The number of disaster events are increasing, and the cycle between events is increasing. We were supposed to be in an El Niño year, which means below average rainfall. But, we seem to be getting more natural hazards in higher frequency, duration and intensities that don't really resonant with our past history.
Think about Houston, in the last ten years, they’ve had 500-year events three times. When you look back in our history you can’t find this many extreme rainfall events of this concentration all across the country.
Most people don’t realize how bad the floods were in Louisiana last year. People know about Hurricane Matthew because it grazed us, but the Louisiana flood got lost between the Olympics and the election.

QUESTION: Is it climate disruption or climate change?

Fugate: I don’t believe in climate change. That’s not a belief system because you can prove and disprove climate change. There’s data there. It’s factual. It’s happening. Every hurricane this year has broken records, think about that. Hurricane Harvey, Irma and Maria broke records. How is looking at past data going to help me if the past three hurricanes that hit this year all broke records? Yet, if you go to the federal plan for rebuilding we’re going to build back to past data.
Disasters both in cost and frequency are increasing. It isn't just that the climate has changed, it’s that we’re building in more places in increasing populations of hazards that we haven't thought about how we’re building and what we can do to mitigate that.
What’s really going on with disasters, yes, they’re getting bigger and more frequent, but it’s because we’re building in ways that aren't sustainable because we’re pricing risk so low we’re not changing behavior.

QUESTION: For local and state governments their big risk would be if all these properties got hit and destroyed, how are they going to rebuild and recover?

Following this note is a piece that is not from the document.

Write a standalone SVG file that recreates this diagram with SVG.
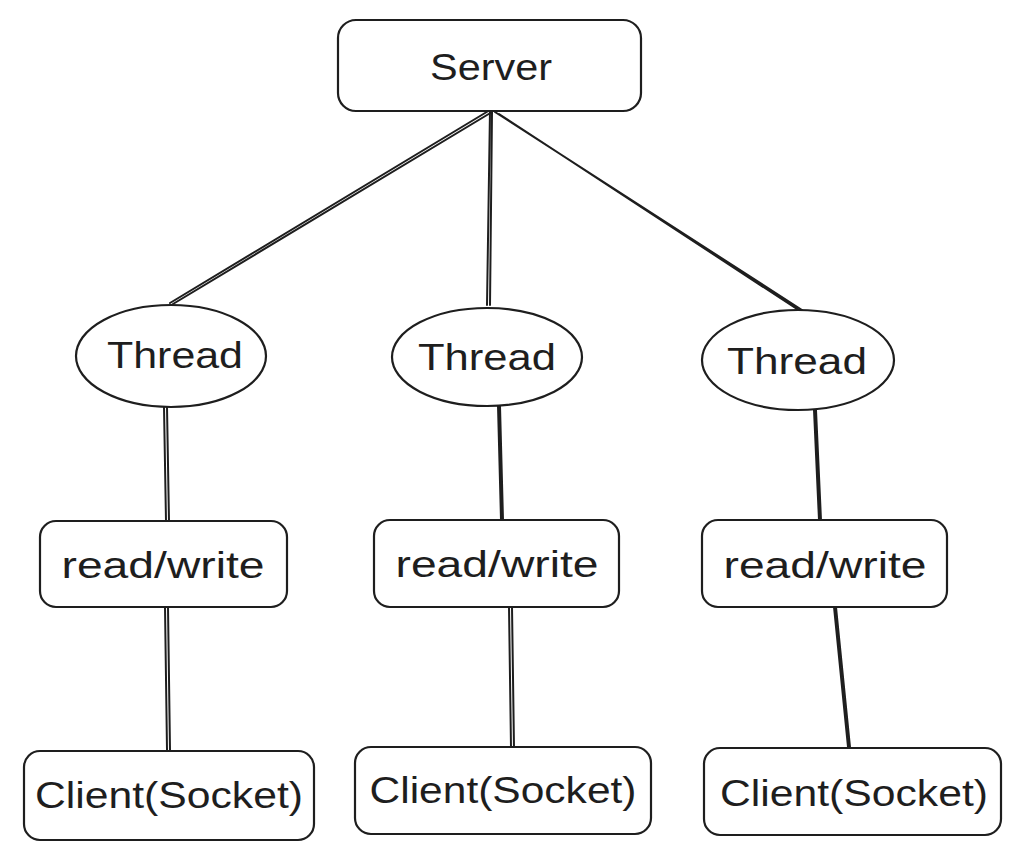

Fugate: Fortunately, we have FEMA and the disaster systems programs administered by us where the governor certifies to the president that it’s exceeded all it’s capabilities of the state and that the state cannot possibly recover without the support of the federal government. The only thing FEMA pays for is uninsured losses. We do not pay for things that are insured.
When Sandy hit, FEMA paid for nine hospitals because they were either non-profit, government-based or uninsured and suffered billions of dollars of losses.
Start adding up all the people from Texas, Florida and Puerto Rico, and now there are millions of people who didn't just have their power go out or have a tree go through the roof —they’ve lost everything. And they’re now totally dependent on FEMA programs that will at least start the recovery (process).
If we address our risk and price it appropriately, we can change behaviors and outcomes. Our past is not a good indicator of our future.
When you have three hurricanes back-to-back that all set records and you're telling me we’re going to look at past data to figure out how we’re going to build to the future, I (asking myself) what part of this aren't you getting?
As long as we price risk too cheap, there’s no incentive to change behavior. Risk will constantly grow, disasters will get bigger and you, the taxpayer, will pay. Don't build back to past events, build to future risks.